Audit & Risk Committee

The Audit & Risk Committee consists of:

  • Sally Tilleray (Chair)
  • Gillian Kent
  • Tim Aspinall

Caroline Brown chaired the committee during 2019 until Sally Tilleray’s appointment on 19 July 2019. 

The Audit & Risk Committee is expected to meet formally at least three times a year and otherwise as required. It has responsibility for ensuring that the financial performance of the Group is properly reported on and reviewed, and its role includes monitoring the integrity of the financial statements of the Group (including annual and interim accounts and results announcements), reviewing internal control and risk management systems, reviewing any changes to accounting policies, reviewing and monitoring the extent of the non-audit services undertaken by external auditors and advising on the appointment of external auditors. 

Remuneration Committee

The Remuneration Committee consists of:

  • Gillian Kent (Chair)
  • Caroline Brown
  • Tim Aspinall
  • Sally Tilleray

The Remuneration Committee is expected to meet not less than twice a year and at such other times as required. The Remuneration Committee has responsibility for determining, within the agreed terms of reference, the Group’s policy on the remuneration packages of the Company’s Chair, the Executive and Non-Executive Directors, the Company Secretary and other senior executives.

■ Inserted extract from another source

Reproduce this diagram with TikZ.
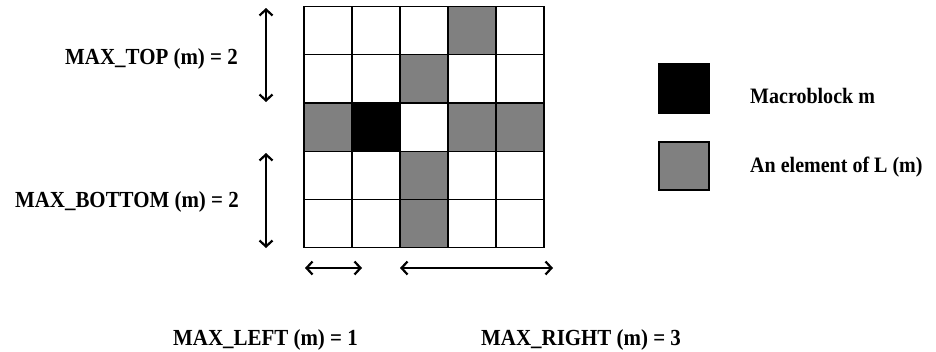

The Remuneration Committee also has responsibility for:

  • determining the total individual remuneration package of the Chair and each Executive Director (including bonuses, incentive payments and share options or other share awards); and
  • determining the total individual remuneration package of the Company Secretary and all other senior executives (including bonuses, incentive payments and share options or other share awards), in each case within the terms of the Group’s policy and in consultation with the Chair of the Board and/or the Chief Executive Officer.

No director or manager may be involved in any discussions as to their own remuneration.

Nomination Committee

The Nomination Committee consists of:

  • Caroline Brown (Chair)
  • Gillian Kent
  • Tim Aspinall
  • Sally Tilleray

The Nomination Committee is expected to meet not less than once a year and at such other times as required. It has responsibility for reviewing the structure, size and composition (including the skills, knowledge and experience) of the Board, and giving full consideration to succession planning. It also has responsibility for recommending new appointments to the Board.

Accountability and Stakeholders

The Board considers that the 2019 Annual Report and Accounts, taken as a whole, is fair, balanced and understandable and provides the information necessary for shareholders to assess the Company’s position and performance, business model and strategy. Details of how we do this are also explained in the Audit & Risk Committee report.